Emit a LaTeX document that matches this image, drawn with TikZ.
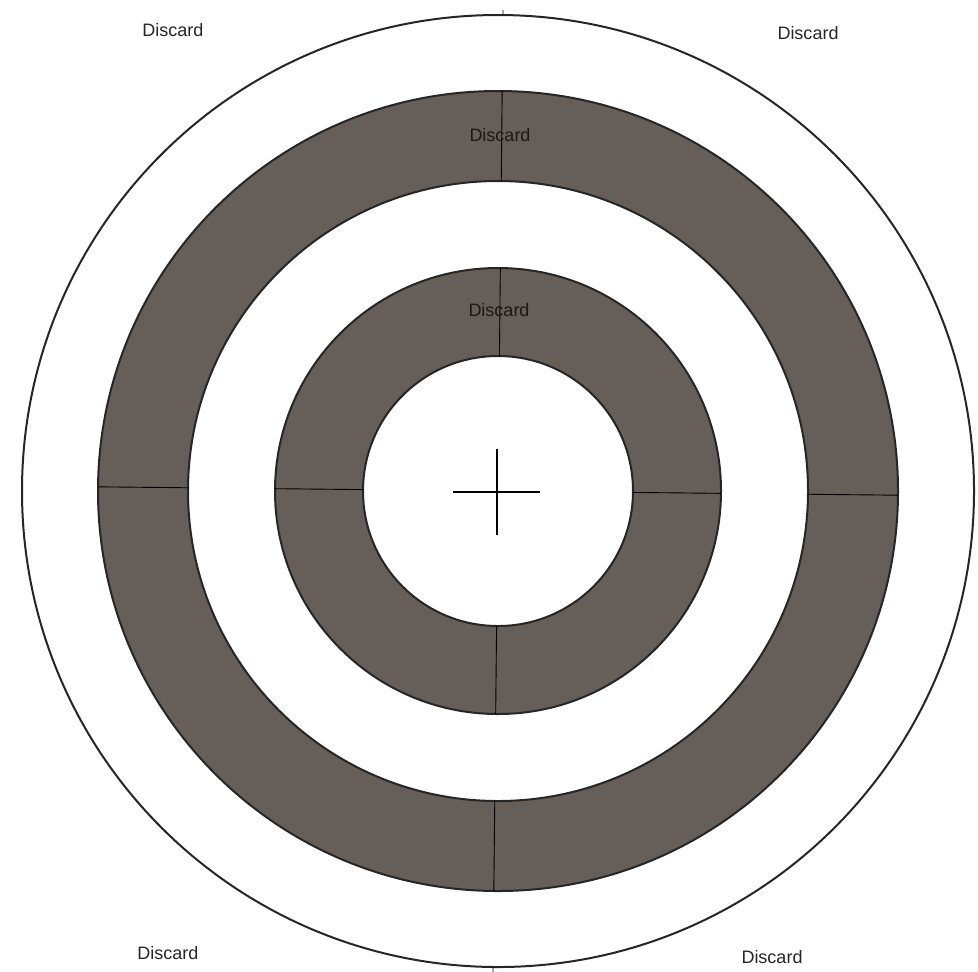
\documentclass[tikz,border=0pt]{standalone}
\usepackage{fontspec}
\setmainfont{Liberation Sans}
\usepackage{xcolor}
\usepackage{tikz}
\usetikzlibrary{positioning}

\definecolor{ringgray}{RGB}{102,94,89}

\begin{document}
\begin{tikzpicture}[x=0.5pt, y=-0.5pt,
        ring/.style={fill=ringgray, draw=black!85, line width=1pt, even odd rule},
        cut/.style={draw=black, line width=0.45pt},
        discard/.style={font=\fontsize{9}{11}\selectfont, text=black!85, inner sep=0pt},
        inring/.style={discard, text=black!90}]

        \useasboundingbox (0,0) rectangle (978,971);
        \coordinate (mid) at (498,491);

        % target rings
        \draw[line width=1pt, black!85] (mid) circle (476);
        \path[ring] (mid) circle (400) (mid) circle (310);
        \path[ring] (mid) circle (223) (mid) circle (135);

        % quarter marks
        \begin{scope}[shift={(mid)}, rotate=-0.6]
            \foreach \a in {0,90,180,270} {
                \draw[cut] (\a:135) -- (\a:223);
                \draw[cut] (\a:310) -- (\a:400);
            }
            \draw[cut] (90:476) -- (90:489);
            \draw[cut] (270:476) -- (270:481);
        \end{scope}

        % aim point
        \coordinate (aim) at (497,492);
        \draw[line width=0.7pt] ([xshift=-22pt]aim) -- ([xshift=21.5pt]aim);
        \draw[line width=0.7pt] ([yshift=21.5pt]aim) -- ([yshift=-21.5pt]aim);

        \node[discard] (tl) at (173,30) {Discard};
        \node[discard] (tr) at (808,33) {Discard};
        \node[inring] (r1) at (500,135) {Discard};
        \node[inring] (r2) at (499,310) {Discard};
        \node[discard] (bl) at (168,953) {Discard};
        \node[discard] (br) at (772,957) {Discard};

    \end{tikzpicture}
\end{document}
==================================================
**What is required**. Leave out the pictures and reproduce the rest of the listing exactly.

**Response**.
Emit a LaTeX document that matches this image, drawn with TikZ.
\documentclass[tikz,border=0pt]{standalone}
\usepackage{fontspec}
\setmainfont{Liberation Sans}
\usepackage{xcolor}
\usepackage{tikz}
\usetikzlibrary{positioning}

\definecolor{ringgray}{RGB}{102,94,89}

\begin{document}
\begin{tikzpicture}[x=0.5pt, y=-0.5pt,
        ring/.style={fill=ringgray, draw=black!85, line width=1pt, even odd rule},
        cut/.style={draw=black, line width=0.45pt},
        discard/.style={font=\fontsize{9}{11}\selectfont, text=black!85, inner sep=0pt},
        inring/.style={discard, text=black!90}]

        \useasboundingbox (0,0) rectangle (978,971);
        \coordinate (mid) at (498,491);

        % target rings
        \draw[line width=1pt, black!85] (mid) circle (476);
        \path[ring] (mid) circle (400) (mid) circle (310);
        \path[ring] (mid) circle (223) (mid) circle (135);

        % quarter marks
        \begin{scope}[shift={(mid)}, rotate=-0.6]
            \foreach \a in {0,90,180,270} {
                \draw[cut] (\a:135) -- (\a:223);
                \draw[cut] (\a:310) -- (\a:400);
            }
            \draw[cut] (90:476) -- (90:489);
            \draw[cut] (270:476) -- (270:481);
        \end{scope}

        % aim point
        \coordinate (aim) at (497,492);
        \draw[line width=0.7pt] ([xshift=-22pt]aim) -- ([xshift=21.5pt]aim);
        \draw[line width=0.7pt] ([yshift=21.5pt]aim) -- ([yshift=-21.5pt]aim);

        \node[discard] (tl) at (173,30) {Discard};
        \node[discard] (tr) at (808,33) {Discard};
        \node[inring] (r1) at (500,135) {Discard};
        \node[inring] (r2) at (499,310) {Discard};
        \node[discard] (bl) at (168,953) {Discard};
        \node[discard] (br) at (772,957) {Discard};

    \end{tikzpicture}
\end{document}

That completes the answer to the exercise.